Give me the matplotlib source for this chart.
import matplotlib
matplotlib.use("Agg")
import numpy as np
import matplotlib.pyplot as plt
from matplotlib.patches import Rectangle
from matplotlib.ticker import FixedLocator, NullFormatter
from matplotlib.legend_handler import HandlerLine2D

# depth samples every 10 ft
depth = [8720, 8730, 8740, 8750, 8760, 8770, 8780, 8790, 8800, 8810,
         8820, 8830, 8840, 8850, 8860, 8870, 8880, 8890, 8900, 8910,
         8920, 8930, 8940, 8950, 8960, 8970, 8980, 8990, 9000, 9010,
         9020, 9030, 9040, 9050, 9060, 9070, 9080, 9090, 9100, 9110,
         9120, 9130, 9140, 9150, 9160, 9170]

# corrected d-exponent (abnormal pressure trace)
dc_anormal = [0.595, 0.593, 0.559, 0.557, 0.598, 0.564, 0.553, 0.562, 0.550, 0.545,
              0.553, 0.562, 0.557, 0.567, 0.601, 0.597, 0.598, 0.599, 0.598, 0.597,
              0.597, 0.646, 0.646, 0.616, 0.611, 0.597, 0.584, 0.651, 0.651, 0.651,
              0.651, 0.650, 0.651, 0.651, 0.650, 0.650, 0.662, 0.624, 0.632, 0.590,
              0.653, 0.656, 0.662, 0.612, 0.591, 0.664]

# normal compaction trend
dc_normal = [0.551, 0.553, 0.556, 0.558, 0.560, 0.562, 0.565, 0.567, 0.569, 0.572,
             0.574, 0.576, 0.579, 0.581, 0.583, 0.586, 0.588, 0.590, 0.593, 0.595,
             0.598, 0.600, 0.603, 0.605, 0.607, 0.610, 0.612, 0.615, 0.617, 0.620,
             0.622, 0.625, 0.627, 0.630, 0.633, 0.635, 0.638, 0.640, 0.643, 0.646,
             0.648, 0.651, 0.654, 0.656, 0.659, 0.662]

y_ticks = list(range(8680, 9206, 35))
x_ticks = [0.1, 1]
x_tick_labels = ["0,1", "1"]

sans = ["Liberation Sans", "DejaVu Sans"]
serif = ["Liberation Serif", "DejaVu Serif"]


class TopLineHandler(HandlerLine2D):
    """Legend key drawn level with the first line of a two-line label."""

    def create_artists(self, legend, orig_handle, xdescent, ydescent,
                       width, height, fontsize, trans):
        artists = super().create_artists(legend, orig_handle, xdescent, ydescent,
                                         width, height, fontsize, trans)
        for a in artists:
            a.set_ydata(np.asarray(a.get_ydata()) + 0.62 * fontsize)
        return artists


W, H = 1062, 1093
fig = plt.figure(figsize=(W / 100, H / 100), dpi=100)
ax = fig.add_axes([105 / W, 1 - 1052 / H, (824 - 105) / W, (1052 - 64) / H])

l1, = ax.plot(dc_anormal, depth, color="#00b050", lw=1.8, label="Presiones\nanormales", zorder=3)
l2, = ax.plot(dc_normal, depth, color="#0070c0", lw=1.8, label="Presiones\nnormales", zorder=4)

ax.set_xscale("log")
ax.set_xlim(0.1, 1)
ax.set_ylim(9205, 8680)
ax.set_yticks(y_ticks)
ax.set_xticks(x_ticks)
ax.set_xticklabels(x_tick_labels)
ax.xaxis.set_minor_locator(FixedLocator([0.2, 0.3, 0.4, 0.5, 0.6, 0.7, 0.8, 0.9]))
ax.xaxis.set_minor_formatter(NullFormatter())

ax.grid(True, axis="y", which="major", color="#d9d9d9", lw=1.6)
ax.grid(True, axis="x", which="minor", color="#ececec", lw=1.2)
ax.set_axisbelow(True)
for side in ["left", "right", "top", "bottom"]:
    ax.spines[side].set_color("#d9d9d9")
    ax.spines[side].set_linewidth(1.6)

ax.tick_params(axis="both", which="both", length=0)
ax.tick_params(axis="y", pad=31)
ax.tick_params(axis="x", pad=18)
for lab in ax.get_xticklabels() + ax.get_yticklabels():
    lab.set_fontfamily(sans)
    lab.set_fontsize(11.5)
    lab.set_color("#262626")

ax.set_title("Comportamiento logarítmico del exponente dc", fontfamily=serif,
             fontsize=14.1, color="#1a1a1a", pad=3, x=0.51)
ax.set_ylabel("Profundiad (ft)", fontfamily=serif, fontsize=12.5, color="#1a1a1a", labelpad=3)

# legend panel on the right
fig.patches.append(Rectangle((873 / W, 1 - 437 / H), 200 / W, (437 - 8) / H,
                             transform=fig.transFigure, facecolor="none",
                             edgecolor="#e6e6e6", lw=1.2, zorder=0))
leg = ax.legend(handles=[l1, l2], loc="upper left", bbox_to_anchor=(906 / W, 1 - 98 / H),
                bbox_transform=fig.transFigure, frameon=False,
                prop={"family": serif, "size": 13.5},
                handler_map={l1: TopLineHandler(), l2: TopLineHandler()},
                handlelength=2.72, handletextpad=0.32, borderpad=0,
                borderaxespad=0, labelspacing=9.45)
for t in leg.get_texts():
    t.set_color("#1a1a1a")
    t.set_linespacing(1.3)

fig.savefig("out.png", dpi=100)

⁂

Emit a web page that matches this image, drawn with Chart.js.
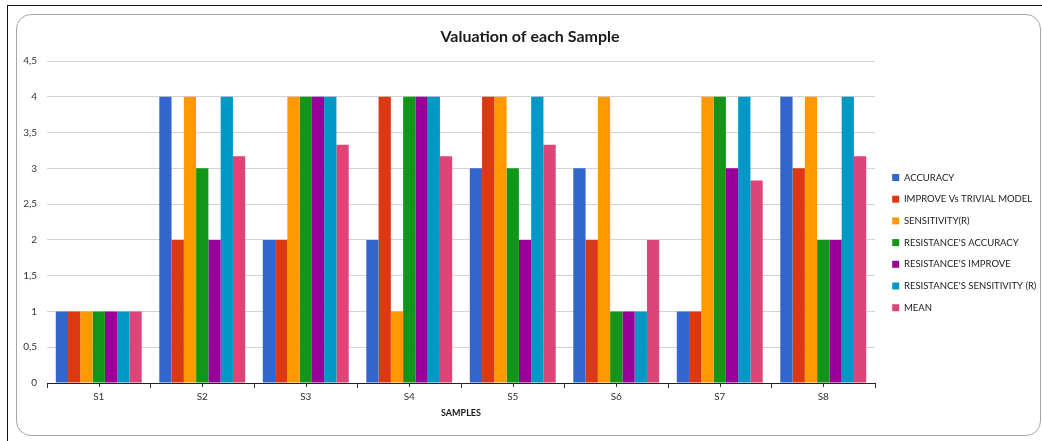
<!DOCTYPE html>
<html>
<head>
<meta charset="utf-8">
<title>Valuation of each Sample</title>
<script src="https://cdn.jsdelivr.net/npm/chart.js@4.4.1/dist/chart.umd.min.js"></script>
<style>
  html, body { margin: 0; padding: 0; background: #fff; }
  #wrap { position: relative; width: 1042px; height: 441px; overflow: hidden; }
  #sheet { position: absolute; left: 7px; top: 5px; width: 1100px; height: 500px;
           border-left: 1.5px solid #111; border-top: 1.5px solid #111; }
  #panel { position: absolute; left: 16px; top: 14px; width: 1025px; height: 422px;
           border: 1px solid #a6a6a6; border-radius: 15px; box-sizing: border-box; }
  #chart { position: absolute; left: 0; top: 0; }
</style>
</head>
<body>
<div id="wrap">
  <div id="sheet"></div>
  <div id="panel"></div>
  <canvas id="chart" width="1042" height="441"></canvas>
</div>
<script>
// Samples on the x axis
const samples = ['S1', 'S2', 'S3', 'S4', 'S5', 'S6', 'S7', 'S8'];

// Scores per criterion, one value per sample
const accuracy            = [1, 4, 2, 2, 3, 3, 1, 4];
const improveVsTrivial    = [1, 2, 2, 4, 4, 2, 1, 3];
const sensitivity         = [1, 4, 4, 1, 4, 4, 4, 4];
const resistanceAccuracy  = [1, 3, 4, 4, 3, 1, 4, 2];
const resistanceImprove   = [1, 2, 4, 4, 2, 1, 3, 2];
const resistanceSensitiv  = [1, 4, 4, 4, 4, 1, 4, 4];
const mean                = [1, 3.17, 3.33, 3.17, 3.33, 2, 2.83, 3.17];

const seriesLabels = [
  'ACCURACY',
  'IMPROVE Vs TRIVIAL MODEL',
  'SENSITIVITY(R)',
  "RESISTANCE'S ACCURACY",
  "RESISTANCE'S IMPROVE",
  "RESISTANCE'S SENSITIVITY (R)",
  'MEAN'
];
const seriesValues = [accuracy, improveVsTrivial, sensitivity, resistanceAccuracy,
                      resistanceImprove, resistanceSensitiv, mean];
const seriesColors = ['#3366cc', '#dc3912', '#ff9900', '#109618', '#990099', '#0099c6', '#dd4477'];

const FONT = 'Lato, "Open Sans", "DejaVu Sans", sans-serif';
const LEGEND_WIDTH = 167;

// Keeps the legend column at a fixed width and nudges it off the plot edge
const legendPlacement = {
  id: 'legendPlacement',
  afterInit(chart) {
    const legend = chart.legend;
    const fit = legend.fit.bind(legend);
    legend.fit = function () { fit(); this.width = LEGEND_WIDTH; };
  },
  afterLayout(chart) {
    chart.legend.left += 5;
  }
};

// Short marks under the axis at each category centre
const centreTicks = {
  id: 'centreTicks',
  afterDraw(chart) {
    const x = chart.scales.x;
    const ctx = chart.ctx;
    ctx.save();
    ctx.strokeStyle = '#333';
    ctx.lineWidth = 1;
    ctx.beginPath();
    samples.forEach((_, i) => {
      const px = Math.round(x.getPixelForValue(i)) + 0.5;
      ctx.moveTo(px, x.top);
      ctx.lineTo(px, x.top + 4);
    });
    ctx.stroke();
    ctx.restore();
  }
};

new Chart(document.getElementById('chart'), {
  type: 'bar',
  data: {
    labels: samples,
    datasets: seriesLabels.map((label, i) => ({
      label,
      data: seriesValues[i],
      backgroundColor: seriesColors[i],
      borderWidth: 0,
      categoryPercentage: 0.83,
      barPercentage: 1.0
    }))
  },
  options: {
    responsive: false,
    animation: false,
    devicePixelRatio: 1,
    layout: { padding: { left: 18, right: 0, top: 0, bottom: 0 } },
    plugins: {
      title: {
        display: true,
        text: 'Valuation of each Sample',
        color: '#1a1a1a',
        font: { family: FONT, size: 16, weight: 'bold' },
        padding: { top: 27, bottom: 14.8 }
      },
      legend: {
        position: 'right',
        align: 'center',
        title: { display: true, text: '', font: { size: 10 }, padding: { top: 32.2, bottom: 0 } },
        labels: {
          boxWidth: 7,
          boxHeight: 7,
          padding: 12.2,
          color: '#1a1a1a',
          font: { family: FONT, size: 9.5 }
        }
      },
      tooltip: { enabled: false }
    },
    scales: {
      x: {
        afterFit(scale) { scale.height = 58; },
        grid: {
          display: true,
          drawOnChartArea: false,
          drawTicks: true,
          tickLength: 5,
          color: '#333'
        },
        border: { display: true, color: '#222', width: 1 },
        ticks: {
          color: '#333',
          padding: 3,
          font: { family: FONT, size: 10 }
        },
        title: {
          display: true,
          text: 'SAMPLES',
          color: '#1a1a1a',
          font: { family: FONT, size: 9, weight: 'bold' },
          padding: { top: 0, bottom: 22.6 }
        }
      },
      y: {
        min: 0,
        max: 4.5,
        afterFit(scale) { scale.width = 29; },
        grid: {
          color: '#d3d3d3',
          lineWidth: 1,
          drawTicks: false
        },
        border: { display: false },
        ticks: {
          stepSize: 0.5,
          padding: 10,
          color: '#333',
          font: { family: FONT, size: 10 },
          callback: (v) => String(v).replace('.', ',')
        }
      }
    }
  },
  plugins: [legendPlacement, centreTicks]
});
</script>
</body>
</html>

⁂

**TASK STATEMENT**:
Drop the images and output only the lines from the one that contains "Emit a web page" to the one that contains "['S1', 'S2', 'S3', 'S4', 'S5', 'S6', 'S7', 'S8'];", both included.

**EXERCISE ANSWER**:
Emit a web page that matches this image, drawn with Chart.js.
<!DOCTYPE html>
<html>
<head>
<meta charset="utf-8">
<title>Valuation of each Sample</title>
<script src="https://cdn.jsdelivr.net/npm/chart.js@4.4.1/dist/chart.umd.min.js"></script>
<style>
  html, body { margin: 0; padding: 0; background: #fff; }
  #wrap { position: relative; width: 1042px; height: 441px; overflow: hidden; }
  #sheet { position: absolute; left: 7px; top: 5px; width: 1100px; height: 500px;
           border-left: 1.5px solid #111; border-top: 1.5px solid #111; }
  #panel { position: absolute; left: 16px; top: 14px; width: 1025px; height: 422px;
           border: 1px solid #a6a6a6; border-radius: 15px; box-sizing: border-box; }
  #chart { position: absolute; left: 0; top: 0; }
</style>
</head>
<body>
<div id="wrap">
  <div id="sheet"></div>
  <div id="panel"></div>
  <canvas id="chart" width="1042" height="441"></canvas>
</div>
<script>
// Samples on the x axis
const samples = ['S1', 'S2', 'S3', 'S4', 'S5', 'S6', 'S7', 'S8'];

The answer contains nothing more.